O antropólogo Darcy se mostra completamente inteiro em “O Mulo”. Também considerado por muitos literatos brasileiros como um romance regional ele retrata o cotidiano do Sertão das Gerais, de Montes Claros a Cristalina de Goiás. Passa pela construção de Brasília-DF em um tempo de Coronéis. Segundo Wanderlino Arruda, escritor montesclarense, Darcy, sem demorar muito será reconhecido, como um dos grandes romancistas brasileiros do Século XX. Será, talvez, lembrado muito mais como romancista do que como o grande sociólogo, político, antropólogo e político questionador que foi. Somente para relembrar: “Assim cheguei a esse poço sem fundo de lembrança, que despejo em cima do senhor. Sou, hoje, um mulo cheio de reminiscências. Eu nem supunha que coubesse em mim, nem em ninguém, tanta lembrança como as aqui recordadas.“
Sobre esta obra, Darcy escreveu em seu livro Testemunho “Ao contrário do chamado romance social que exalta humildes mas heroicos lutadores populares, em O Mulo eu retrato o nosso povo roceiro, sobretudo os mais sofridos deles que são os negros, tal como os vi, sempre mais resignados que revoltados. Além da espoliação de sua força de trabalho e de toda sorte de opressões a que são submetidos, nossos caipiras sofrem um roubo maior que é o de sua consciência. O patronato rural se mete em suas mentes para fazê-los ver a si mesmos como a coisa mais reles que há.”

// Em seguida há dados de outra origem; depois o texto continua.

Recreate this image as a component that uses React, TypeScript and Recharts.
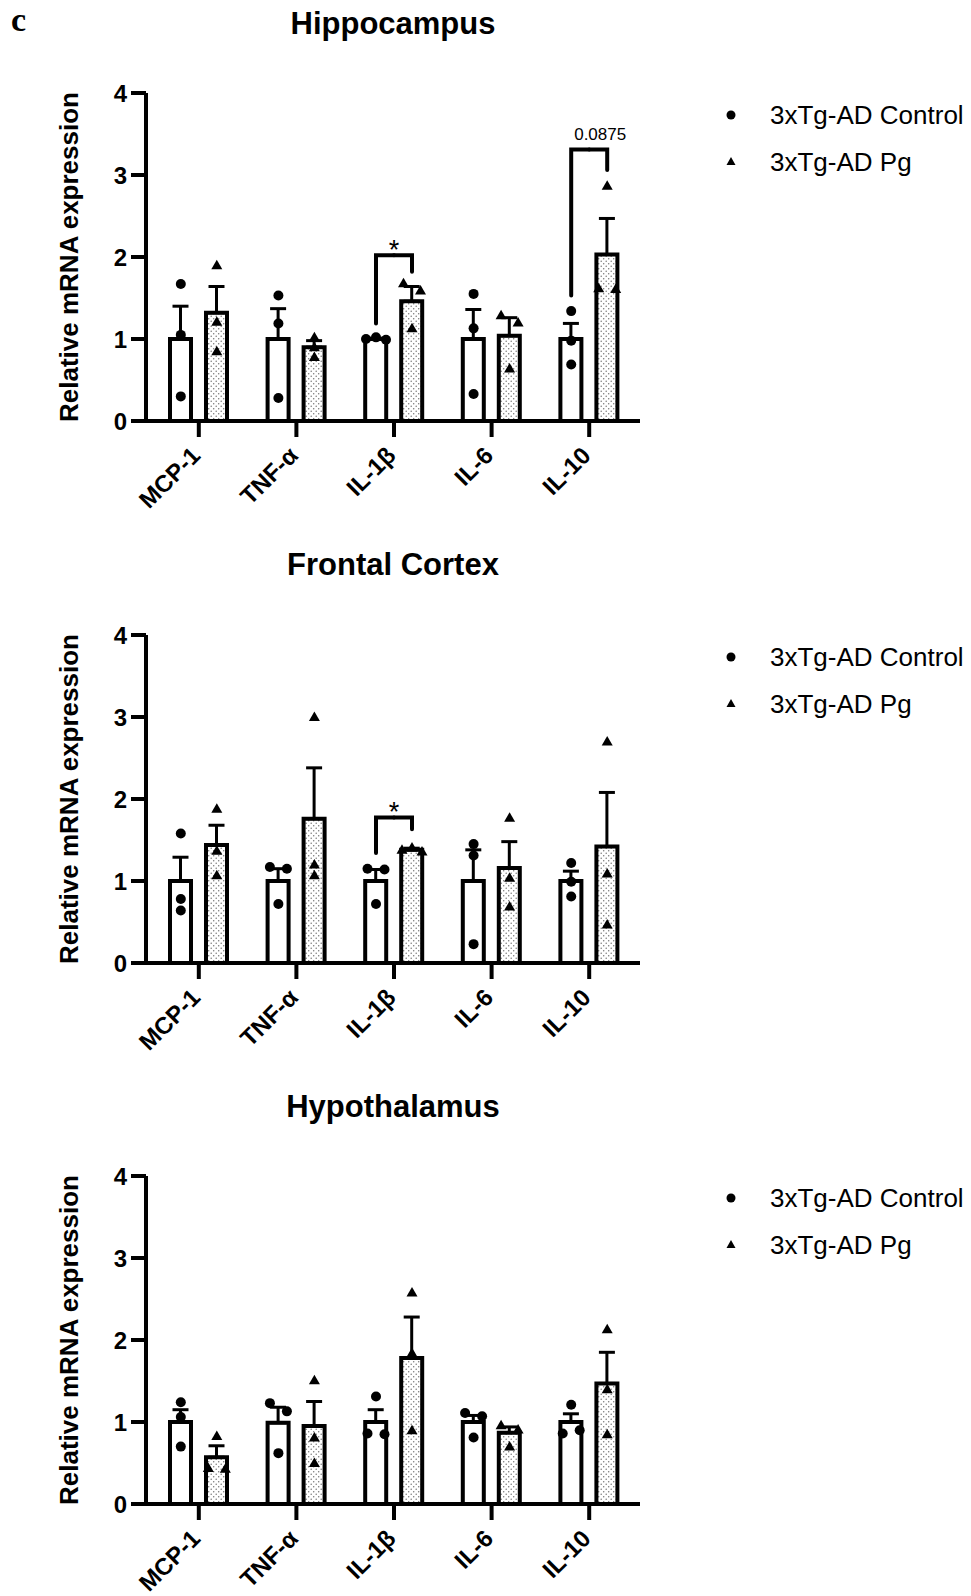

“Guardo em mim recordações indeléveis das brutalidades que presenciei em fazendas de minha gente mineira e por todos estes brasis, contra vaqueiros e lavradores que não esboçavam a menor reação. Para eles a doença de um touro é infinitamente mais relevante que qualquer peste que achaque sua mulher e seus filhos. Esta alienação induzida de nossa gente, levada a crer que a ordem social é sagrada e corresponde à vontade de Deus, é que eu tomei como tema, mostrando negros e caboclos de uma humildade dolorosa diante de patrões que os brutalizavam das formas mais perversas. Tanto me esmerei na figuração destes contrastes que um pequeno bandido político em luta eleitoral contra mim fez publicar alguns daqueles meus textos de denúncia como se expressassem minha postura frente aos negros.”
“Quem pegará meus papéis de confissão e sairá depois da minha morte em busca do senhor, seu padre (…) não conto com ninguém.” Darcy retoma o tema da velhice, da desilusão do fim de vida, dos nossos raros momentos de reflexão. O mulo é uma obra de questionamentos, vividas pelo narrador e pelos seus diversos conhecidos de Montes Claros, como muito bem relata Arruda em suas crônicas e pela ocasião do lançamento de “O mulo”. Não é gente. De uma certa forma mostra no romance que alguns resquícios deste pensamento conservador e anti-humano criaram raízes no coronelato brasileiro que Gilberto Freyre, tentou escamotear na “democracia racial” de Casa Grande e Senzalas. Havia uma certa harmonia, um certo respeito do Senhor de Engenho para com o negro e especialmente a negra das Senzalas. Negra que se deitava com o Senhor. Negra ama de leite. E viviam em harmonia. Em “O mulo” Darcy arrebenta está lógica da “Democracia Racial”. E nos traz ainda uma personagem mutante. Permeando entre o bem e o mal. Um personagem múltiplo na fala de Wanderlino.
“Uma madrugada que acordei estremunhado e saí porta a fora, bati com o pé no moleque que vivia enrodilhado ali; Acordando assustado ele me perguntou gritando: Que é seu mulo? Quem é quem? Perguntei eu. Aprendi ali, naquela hora, meu apelido.”
Darcy na sua integridade ética e revolucionária de sociólogo e antropólogo, de educador, de visionário, de gênio falante, de político, de lucidez própria dos grandes homens e dos grandes pensadores define a nação brasileira como “a nova Roma”. Mais forte e criativa, porém.
Darcy, no conjunto da sua obra literária (Maira, Mulo, Povo brasileiro) renova a cada dia a sua convicção antropológica e revolucionária de que aqui na “terra brazilis” formou-se realmente um novo gênero humano. Uma nova civilização; mais produtiva, mais generosa, porque aberta à convivência, com todas as raças e todas as culturas.
Gustavo Mameluque
Gestor Fazendário
Jornalista Membro do Instituto Histórico e Geográfico de Montes Claros.